═════ Records supplied ═════
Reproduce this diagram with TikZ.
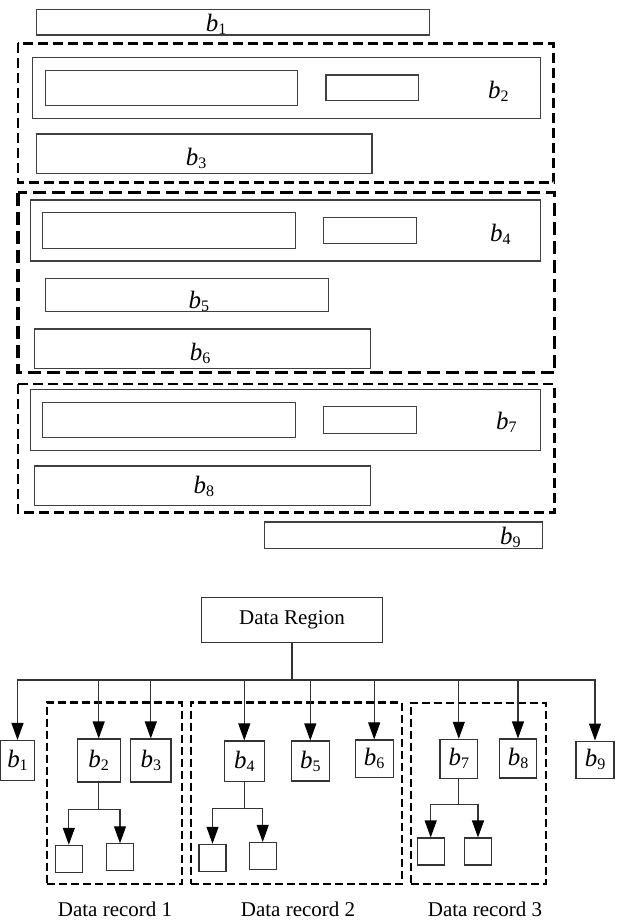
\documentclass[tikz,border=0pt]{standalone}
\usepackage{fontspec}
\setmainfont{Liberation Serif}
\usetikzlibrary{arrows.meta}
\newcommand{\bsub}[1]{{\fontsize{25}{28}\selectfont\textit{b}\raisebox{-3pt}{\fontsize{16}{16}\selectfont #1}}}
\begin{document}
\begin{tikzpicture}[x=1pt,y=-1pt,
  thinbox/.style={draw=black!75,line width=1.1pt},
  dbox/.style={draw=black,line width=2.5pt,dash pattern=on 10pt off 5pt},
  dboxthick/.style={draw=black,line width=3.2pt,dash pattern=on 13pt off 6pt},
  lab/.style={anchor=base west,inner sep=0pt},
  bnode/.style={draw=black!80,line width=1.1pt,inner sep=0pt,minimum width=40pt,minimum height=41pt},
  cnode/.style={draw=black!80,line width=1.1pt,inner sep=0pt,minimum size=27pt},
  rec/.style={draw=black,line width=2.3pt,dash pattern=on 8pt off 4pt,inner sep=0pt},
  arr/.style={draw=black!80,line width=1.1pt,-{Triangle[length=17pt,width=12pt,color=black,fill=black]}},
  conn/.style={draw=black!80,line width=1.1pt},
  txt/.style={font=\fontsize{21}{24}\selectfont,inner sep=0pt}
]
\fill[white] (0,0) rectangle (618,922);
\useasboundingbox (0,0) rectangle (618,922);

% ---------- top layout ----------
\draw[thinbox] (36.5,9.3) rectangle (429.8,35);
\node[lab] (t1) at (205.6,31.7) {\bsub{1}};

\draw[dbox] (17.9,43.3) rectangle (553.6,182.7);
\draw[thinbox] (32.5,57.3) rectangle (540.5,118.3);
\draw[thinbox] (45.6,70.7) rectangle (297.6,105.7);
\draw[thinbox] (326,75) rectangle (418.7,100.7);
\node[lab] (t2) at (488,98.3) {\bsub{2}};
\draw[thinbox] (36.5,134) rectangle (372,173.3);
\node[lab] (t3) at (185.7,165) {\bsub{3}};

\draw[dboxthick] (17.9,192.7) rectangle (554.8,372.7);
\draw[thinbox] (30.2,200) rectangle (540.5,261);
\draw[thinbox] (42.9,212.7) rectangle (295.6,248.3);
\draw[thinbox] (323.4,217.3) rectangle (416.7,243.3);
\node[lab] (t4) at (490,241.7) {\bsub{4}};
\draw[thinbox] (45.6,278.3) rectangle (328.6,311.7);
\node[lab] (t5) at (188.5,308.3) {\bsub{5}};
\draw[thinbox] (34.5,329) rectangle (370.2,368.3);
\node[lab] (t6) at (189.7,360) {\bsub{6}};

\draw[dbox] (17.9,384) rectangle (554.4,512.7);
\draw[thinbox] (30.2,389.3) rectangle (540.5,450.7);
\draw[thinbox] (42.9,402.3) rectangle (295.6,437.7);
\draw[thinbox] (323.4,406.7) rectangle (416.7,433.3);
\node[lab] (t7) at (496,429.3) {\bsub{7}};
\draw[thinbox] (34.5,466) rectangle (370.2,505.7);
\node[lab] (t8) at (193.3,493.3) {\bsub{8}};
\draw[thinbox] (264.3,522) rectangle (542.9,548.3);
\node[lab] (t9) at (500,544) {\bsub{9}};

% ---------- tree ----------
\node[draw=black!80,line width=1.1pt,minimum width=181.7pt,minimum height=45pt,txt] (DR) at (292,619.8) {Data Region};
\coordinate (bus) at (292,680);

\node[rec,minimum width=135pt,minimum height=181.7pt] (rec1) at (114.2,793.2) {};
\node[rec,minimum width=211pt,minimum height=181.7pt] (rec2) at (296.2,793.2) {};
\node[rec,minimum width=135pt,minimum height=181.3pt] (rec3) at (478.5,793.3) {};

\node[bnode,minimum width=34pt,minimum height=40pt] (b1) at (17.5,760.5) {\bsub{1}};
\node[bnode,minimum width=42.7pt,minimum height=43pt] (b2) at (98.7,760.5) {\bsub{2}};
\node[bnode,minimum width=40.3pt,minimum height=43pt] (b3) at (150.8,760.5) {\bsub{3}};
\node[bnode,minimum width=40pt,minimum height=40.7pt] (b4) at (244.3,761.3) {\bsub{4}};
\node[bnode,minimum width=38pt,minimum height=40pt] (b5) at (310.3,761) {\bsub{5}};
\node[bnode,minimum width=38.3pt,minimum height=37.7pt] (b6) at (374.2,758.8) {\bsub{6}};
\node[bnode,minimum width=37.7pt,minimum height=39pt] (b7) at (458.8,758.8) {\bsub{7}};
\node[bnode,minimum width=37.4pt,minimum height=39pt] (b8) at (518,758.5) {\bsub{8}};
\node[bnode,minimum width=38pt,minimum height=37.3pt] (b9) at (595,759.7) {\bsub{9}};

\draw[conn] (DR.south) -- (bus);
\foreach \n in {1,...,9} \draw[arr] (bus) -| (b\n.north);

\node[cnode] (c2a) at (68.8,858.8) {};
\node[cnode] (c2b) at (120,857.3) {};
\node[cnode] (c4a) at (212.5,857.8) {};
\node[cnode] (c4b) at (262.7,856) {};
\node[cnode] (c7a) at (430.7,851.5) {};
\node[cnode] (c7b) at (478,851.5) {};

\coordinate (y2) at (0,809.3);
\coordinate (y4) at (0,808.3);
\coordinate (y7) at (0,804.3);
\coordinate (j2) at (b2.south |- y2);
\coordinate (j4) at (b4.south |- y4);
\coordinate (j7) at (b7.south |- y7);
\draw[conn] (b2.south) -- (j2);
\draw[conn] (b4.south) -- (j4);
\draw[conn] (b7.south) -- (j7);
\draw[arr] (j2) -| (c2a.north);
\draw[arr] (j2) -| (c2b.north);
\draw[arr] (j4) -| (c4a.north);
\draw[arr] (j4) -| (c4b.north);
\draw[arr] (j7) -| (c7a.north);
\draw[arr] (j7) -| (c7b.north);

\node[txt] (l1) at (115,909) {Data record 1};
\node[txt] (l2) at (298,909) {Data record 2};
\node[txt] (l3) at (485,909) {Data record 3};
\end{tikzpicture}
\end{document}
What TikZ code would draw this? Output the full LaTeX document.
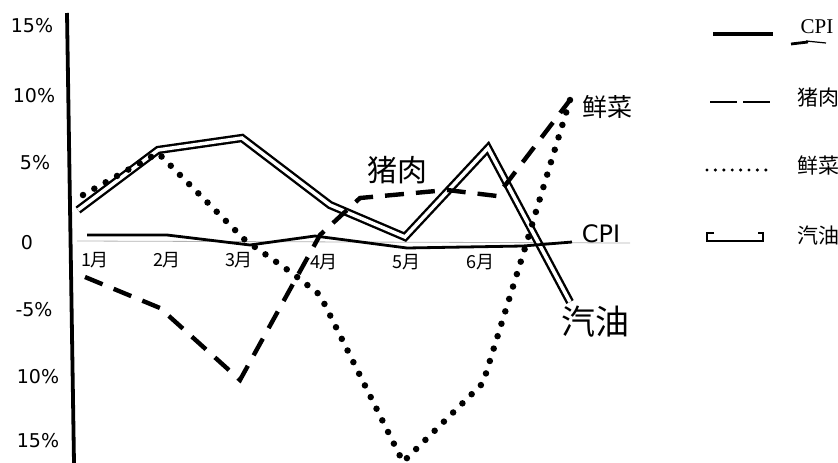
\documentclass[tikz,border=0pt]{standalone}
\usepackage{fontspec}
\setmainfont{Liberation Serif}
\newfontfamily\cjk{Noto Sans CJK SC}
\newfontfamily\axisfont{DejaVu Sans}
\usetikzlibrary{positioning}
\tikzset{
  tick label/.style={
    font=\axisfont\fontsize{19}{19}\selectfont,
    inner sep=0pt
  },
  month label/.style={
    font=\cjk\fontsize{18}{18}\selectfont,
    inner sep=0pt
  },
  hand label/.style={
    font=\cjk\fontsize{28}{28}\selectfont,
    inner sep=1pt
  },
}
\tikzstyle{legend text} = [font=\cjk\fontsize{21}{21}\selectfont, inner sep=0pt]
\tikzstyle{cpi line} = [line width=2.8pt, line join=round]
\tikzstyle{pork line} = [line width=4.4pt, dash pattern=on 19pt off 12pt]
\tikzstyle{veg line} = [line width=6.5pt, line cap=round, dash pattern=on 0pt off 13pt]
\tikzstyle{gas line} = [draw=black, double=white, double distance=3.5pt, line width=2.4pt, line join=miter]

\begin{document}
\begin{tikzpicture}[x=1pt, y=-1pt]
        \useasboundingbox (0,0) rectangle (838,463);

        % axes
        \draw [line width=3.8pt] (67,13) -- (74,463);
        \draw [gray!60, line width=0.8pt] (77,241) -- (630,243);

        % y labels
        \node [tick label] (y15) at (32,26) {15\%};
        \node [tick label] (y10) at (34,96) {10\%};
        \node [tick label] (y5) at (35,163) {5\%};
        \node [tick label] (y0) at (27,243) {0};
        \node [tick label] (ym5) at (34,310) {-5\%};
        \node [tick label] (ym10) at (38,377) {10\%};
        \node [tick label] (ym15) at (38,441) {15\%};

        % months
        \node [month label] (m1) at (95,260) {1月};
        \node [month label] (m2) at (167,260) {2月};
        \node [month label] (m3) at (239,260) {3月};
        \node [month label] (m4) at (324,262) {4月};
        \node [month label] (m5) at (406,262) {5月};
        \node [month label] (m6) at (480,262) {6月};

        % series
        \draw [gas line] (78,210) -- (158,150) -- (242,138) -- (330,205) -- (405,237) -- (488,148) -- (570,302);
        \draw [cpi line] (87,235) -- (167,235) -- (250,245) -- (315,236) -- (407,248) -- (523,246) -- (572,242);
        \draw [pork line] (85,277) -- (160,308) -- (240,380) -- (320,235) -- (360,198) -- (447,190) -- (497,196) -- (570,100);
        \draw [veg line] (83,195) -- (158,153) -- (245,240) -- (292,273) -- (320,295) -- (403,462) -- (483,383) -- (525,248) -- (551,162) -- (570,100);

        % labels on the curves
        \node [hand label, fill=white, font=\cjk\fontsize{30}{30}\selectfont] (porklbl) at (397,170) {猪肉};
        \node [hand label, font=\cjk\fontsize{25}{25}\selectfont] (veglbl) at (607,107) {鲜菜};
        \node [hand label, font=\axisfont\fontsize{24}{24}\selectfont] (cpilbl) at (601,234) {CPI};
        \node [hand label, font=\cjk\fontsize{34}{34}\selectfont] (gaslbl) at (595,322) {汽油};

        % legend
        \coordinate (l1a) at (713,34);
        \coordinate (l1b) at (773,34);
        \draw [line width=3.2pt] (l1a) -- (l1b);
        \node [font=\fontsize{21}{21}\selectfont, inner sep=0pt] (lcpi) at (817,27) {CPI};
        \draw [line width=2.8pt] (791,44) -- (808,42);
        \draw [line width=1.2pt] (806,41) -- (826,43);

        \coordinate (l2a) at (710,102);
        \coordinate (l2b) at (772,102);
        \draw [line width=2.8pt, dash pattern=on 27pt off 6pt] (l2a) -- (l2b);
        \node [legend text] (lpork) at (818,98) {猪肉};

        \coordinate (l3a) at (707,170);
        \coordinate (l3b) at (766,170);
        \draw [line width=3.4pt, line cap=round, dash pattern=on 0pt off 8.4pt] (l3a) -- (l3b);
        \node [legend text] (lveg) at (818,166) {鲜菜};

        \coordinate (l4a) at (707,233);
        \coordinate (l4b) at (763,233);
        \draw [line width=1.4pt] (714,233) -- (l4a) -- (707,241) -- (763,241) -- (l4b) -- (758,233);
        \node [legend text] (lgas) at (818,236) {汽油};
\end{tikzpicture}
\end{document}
═════
In the listing above, find the line containing "What TikZ code" and the line containing "(77,241) -- (630,243);", then write out both of them and every line between, exactly, with no pictures.

Task output
What TikZ code would draw this? Output the full LaTeX document.
\documentclass[tikz,border=0pt]{standalone}
\usepackage{fontspec}
\setmainfont{Liberation Serif}
\newfontfamily\cjk{Noto Sans CJK SC}
\newfontfamily\axisfont{DejaVu Sans}
\usetikzlibrary{positioning}
\tikzset{
  tick label/.style={
    font=\axisfont\fontsize{19}{19}\selectfont,
    inner sep=0pt
  },
  month label/.style={
    font=\cjk\fontsize{18}{18}\selectfont,
    inner sep=0pt
  },
  hand label/.style={
    font=\cjk\fontsize{28}{28}\selectfont,
    inner sep=1pt
  },
}
\tikzstyle{legend text} = [font=\cjk\fontsize{21}{21}\selectfont, inner sep=0pt]
\tikzstyle{cpi line} = [line width=2.8pt, line join=round]
\tikzstyle{pork line} = [line width=4.4pt, dash pattern=on 19pt off 12pt]
\tikzstyle{veg line} = [line width=6.5pt, line cap=round, dash pattern=on 0pt off 13pt]
\tikzstyle{gas line} = [draw=black, double=white, double distance=3.5pt, line width=2.4pt, line join=miter]

\begin{document}
\begin{tikzpicture}[x=1pt, y=-1pt]
        \useasboundingbox (0,0) rectangle (838,463);

        % axes
        \draw [line width=3.8pt] (67,13) -- (74,463);
        \draw [gray!60, line width=0.8pt] (77,241) -- (630,243);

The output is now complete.